[begin Extracted entries]
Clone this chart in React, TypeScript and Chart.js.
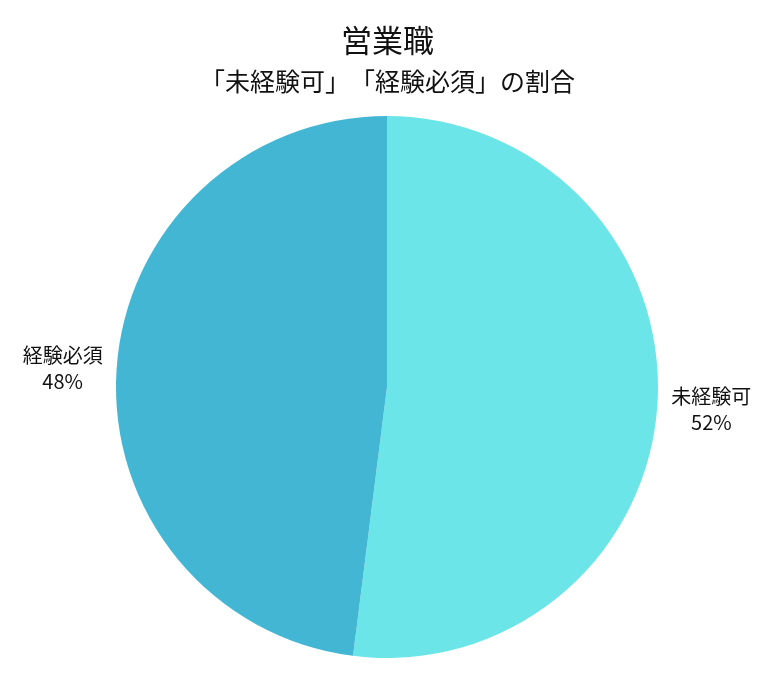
import { Chart, registerables } from "chart.js";
import { useEffect, useRef } from "react";

Chart.register(...registerables);

const titleText = "営業職";
const subtitleText = "「未経験可」「経験必須」の割合";
const categories = ["未経験可", "経験必須"];
const shares = [52, 48];
const sliceColors = ["#6ce5e8", "#43b6d4"];

const FONT = "'Noto Sans CJK JP', 'Noto Sans', sans-serif";

// 括弧の詰めを避けるため1文字ずつ描く
function drawSpaced(ctx: CanvasRenderingContext2D, text: string, cx: number, y: number) {
    const chars = Array.from(text);
    const widths = chars.map((c) => ctx.measureText(c).width);
    const total = widths.reduce((a, b) => a + b, 0);
    let x = cx - total / 2;
    ctx.textAlign = "left";
    chars.forEach((c, i) => {
        ctx.fillText(c, x, y);
        x += widths[i];
    });
    ctx.textAlign = "center";
}

export default function App() {
    const canvasRef = useRef<HTMLCanvasElement | null>(null);

    useEffect(() => {
        if (!canvasRef.current) return;

        // タイトルと外側ラベルを描く
        const outerLabels = {
            id: "outerLabels",
            afterDatasetsDraw(chart: any) {
                const { ctx } = chart;
                const meta = chart.getDatasetMeta(0);
                ctx.save();
                ctx.fillStyle = "#111";
                ctx.textAlign = "center";
                ctx.textBaseline = "middle";

                ctx.font = `31px ${FONT}`;
                ctx.fillText(titleText, chart.width / 2, 40);
                ctx.font = `25px ${FONT}`;
                drawSpaced(ctx, subtitleText, chart.width / 2, 81);

                ctx.font = `20px ${FONT}`;
                meta.data.forEach((arc: any, i: number) => {
                    const mid = (arc.startAngle + arc.endAngle) / 2;
                    const r = arc.outerRadius + 54;
                    const x = arc.x + Math.cos(mid) * r;
                    const y = arc.y + Math.sin(mid) * r + 2;
                    ctx.fillText(categories[i], x, y - 13);
                    ctx.fillText(`${shares[i]}%`, x, y + 13);
                });
                ctx.restore();
            },
        };

        const chart = new Chart(canvasRef.current, {
            type: "pie",
            data: {
                labels: categories,
                datasets: [
                    {
                        data: shares,
                        backgroundColor: sliceColors,
                        borderWidth: 0,
                    },
                ],
            },
            options: {
                animation: false,
                responsive: false,
                layout: {
                    padding: { top: 116, bottom: 21, left: 116, right: 117 },
                },
                plugins: {
                    legend: { display: false },
                    tooltip: { enabled: false },
                },
            },
            plugins: [outerLabels],
        });

        return () => chart.destroy();
    }, []);

    return (
        <div style={{ position: "absolute", left: 0, top: 0, width: 775, height: 679, background: "#fff" }}>
            <canvas ref={canvasRef} width={775} height={679} style={{ width: 775, height: 679 }}></canvas>
        </div>
    );
}
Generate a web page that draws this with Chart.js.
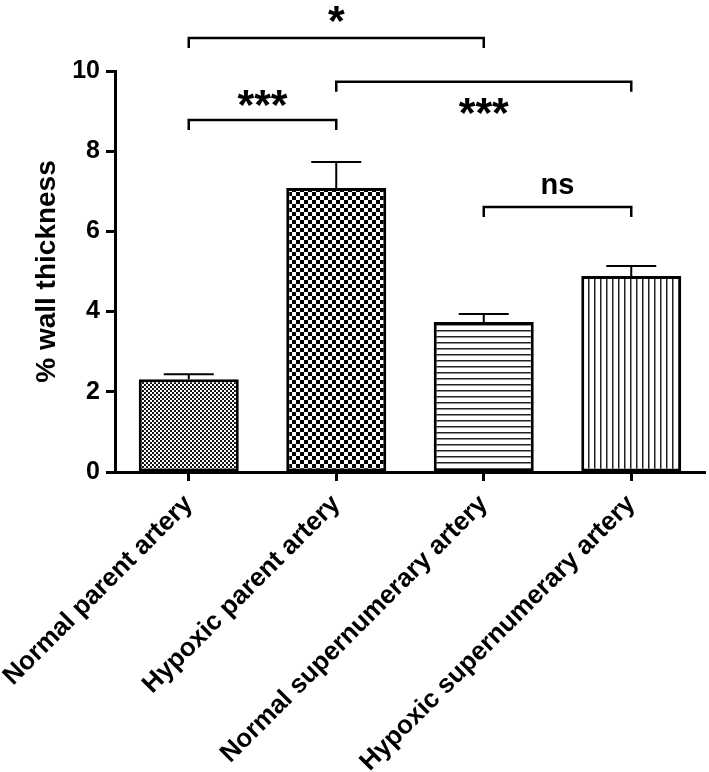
<!DOCTYPE html>
<html>
<head>
<meta charset="utf-8">
<script src="https://cdn.jsdelivr.net/npm/chart.js@4"></script>
<style>
  body { margin: 0; background: #fff; }
  #wrap { width: 709px; height: 772px; }
</style>
</head>
<body>
<div id="wrap"><canvas id="wallChart" width="709" height="772"></canvas></div>
<script>
var groups = ['Normal parent artery', 'Hypoxic parent artery', 'Normal supernumerary artery', 'Hypoxic supernumerary artery'];
var meanThickness = [2.31, 7.08, 3.74, 4.89];
var semThickness = [0.13, 0.65, 0.2, 0.25];
var yTicks = [0, 2, 4, 6, 8, 10];

// significance brackets (group index from / to, height in % units)
var bracketFrom = [0, 0, 1, 2];
var bracketTo = [2, 1, 3, 3];
var bracketLevel = [10.82, 8.78, 9.73, 6.61];
var bracketText = ['*', '***', '***', 'ns'];
var textLevel = [11.2, 9.1, 8.9, 7.12];

const FONT = "'Liberation Sans', Arial, sans-serif";

function makePattern(kind) {
    var c = document.createElement('canvas');
    var ctx = c.getContext('2d');
    if (kind === 'fine') {
        c.width = 4; c.height = 4;
        ctx.fillStyle = '#fff'; ctx.fillRect(0, 0, 4, 4);
        ctx.fillStyle = '#111';
        ctx.fillRect(0, 0, 2, 2); ctx.fillRect(2, 2, 2, 2);
    } else if (kind === 'checker') {
        c.width = 8; c.height = 8;
        ctx.fillStyle = '#fff'; ctx.fillRect(0, 0, 8, 8);
        ctx.fillStyle = '#000';
        ctx.fillRect(0, 0, 4, 4); ctx.fillRect(4, 4, 4, 4);
    } else if (kind === 'hlines') {
        c.width = 6; c.height = 6;
        ctx.fillStyle = '#fff'; ctx.fillRect(0, 0, 6, 6);
        ctx.fillStyle = '#222'; ctx.fillRect(0, 0, 6, 1.5);
    } else {
        c.width = 6; c.height = 6;
        ctx.fillStyle = '#fff'; ctx.fillRect(0, 0, 6, 6);
        ctx.fillStyle = '#222'; ctx.fillRect(0, 0, 1.5, 6);
    }
    return ctx.createPattern(c, 'repeat');
}

var fills = [makePattern('fine'), makePattern('checker'), makePattern('hlines'), makePattern('vlines')];

var annotations = {
    id: 'annotations',
    afterDatasetsDraw(chart) {
        const ctx = chart.ctx;
        const xs = chart.scales.x;
        const ys = chart.scales.y;
        const meta = chart.getDatasetMeta(0);
        ctx.save();
        ctx.strokeStyle = '#000';
        ctx.lineCap = 'butt';

        // error bars (upper only)
        ctx.lineWidth = 2;
        meta.data.forEach(function(bar, i) {
            const top = ys.getPixelForValue(meanThickness[i]);
            const errY = ys.getPixelForValue(meanThickness[i] + semThickness[i]);
            const half = bar.width / 4;
            ctx.beginPath();
            ctx.moveTo(bar.x, top);
            ctx.lineTo(bar.x, errY);
            ctx.moveTo(bar.x - half, errY);
            ctx.lineTo(bar.x + half, errY);
            ctx.stroke();
        });

        // brackets
        ctx.lineWidth = 2.5;
        for (let i = 0; i < bracketText.length; i++) {
            const x1 = xs.getPixelForValue(bracketFrom[i]);
            const x2 = xs.getPixelForValue(bracketTo[i]);
            const y = ys.getPixelForValue(bracketLevel[i]);
            ctx.beginPath();
            ctx.moveTo(x1, y + 10);
            ctx.lineTo(x1, y);
            ctx.lineTo(x2, y);
            ctx.lineTo(x2, y + 10);
            ctx.stroke();

            const isNs = bracketText[i] === 'ns';
            ctx.font = 'bold ' + (isNs ? 29 : 43) + 'px ' + FONT;
            ctx.fillStyle = '#000';
            ctx.textAlign = 'center';
            ctx.textBaseline = 'middle';
            ctx.fillText(bracketText[i], (x1 + x2) / 2, ys.getPixelForValue(textLevel[i]));
        }
        ctx.restore();
    }
};

const ctx = document.getElementById('wallChart').getContext('2d');
new Chart(ctx, {
    type: 'bar',
    data: {
        labels: groups,
        datasets: [{
            data: meanThickness,
            backgroundColor: fills,
            borderColor: '#000',
            borderWidth: 3,
            borderSkipped: false,
            categoryPercentage: 1,
            barPercentage: 0.678
        }]
    },
    options: {
        responsive: false,
        animation: false,
        layout: { padding: { top: 71, right: 4, left: 0, bottom: 0 } },
        plugins: {
            legend: { display: false },
            tooltip: { enabled: false }
        },
        scales: {
            x: {
                afterFit: function(scale) {
                    scale.height = 300;
                    // rotated labels may run off the left edge, like the original
                    scale.paddingLeft = 0;
                    scale.paddingRight = 0;
                },
                grid: { offset: false, drawOnChartArea: false, color: '#000', tickLength: 9, tickWidth: 3 },
                border: { display: true, color: '#000', width: 3 },
                ticks: {
                    color: '#000',
                    font: { family: FONT, size: 26, weight: 'bold' },
                    minRotation: 45,
                    maxRotation: 45,
                    padding: 8
                }
            },
            y: {
                min: 0,
                max: 10,
                afterFit: function(scale) { scale.width = 115; },
                afterBuildTicks: function(scale) {
                    scale.ticks = yTicks.map(v => ({ value: v }));
                },
                grid: { drawOnChartArea: false, color: '#000', tickLength: 9, tickWidth: 3 },
                border: { display: true, color: '#000', width: 3 },
                ticks: {
                    color: '#000',
                    font: { family: FONT, size: 25, weight: 'bold' },
                    padding: 6
                },
                title: {
                    display: true,
                    text: '% wall thickness',
                    color: '#000',
                    font: { family: FONT, size: 28, weight: 'bold' },
                    padding: { top: 30, bottom: 0 }
                }
            }
        }
    },
    plugins: [annotations]
});
</script>
</body>
</html>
[end Extracted entries]
• **What needs to be done**
In the entries above, count each line with "this"; reply with the total only.

• **Full output**
2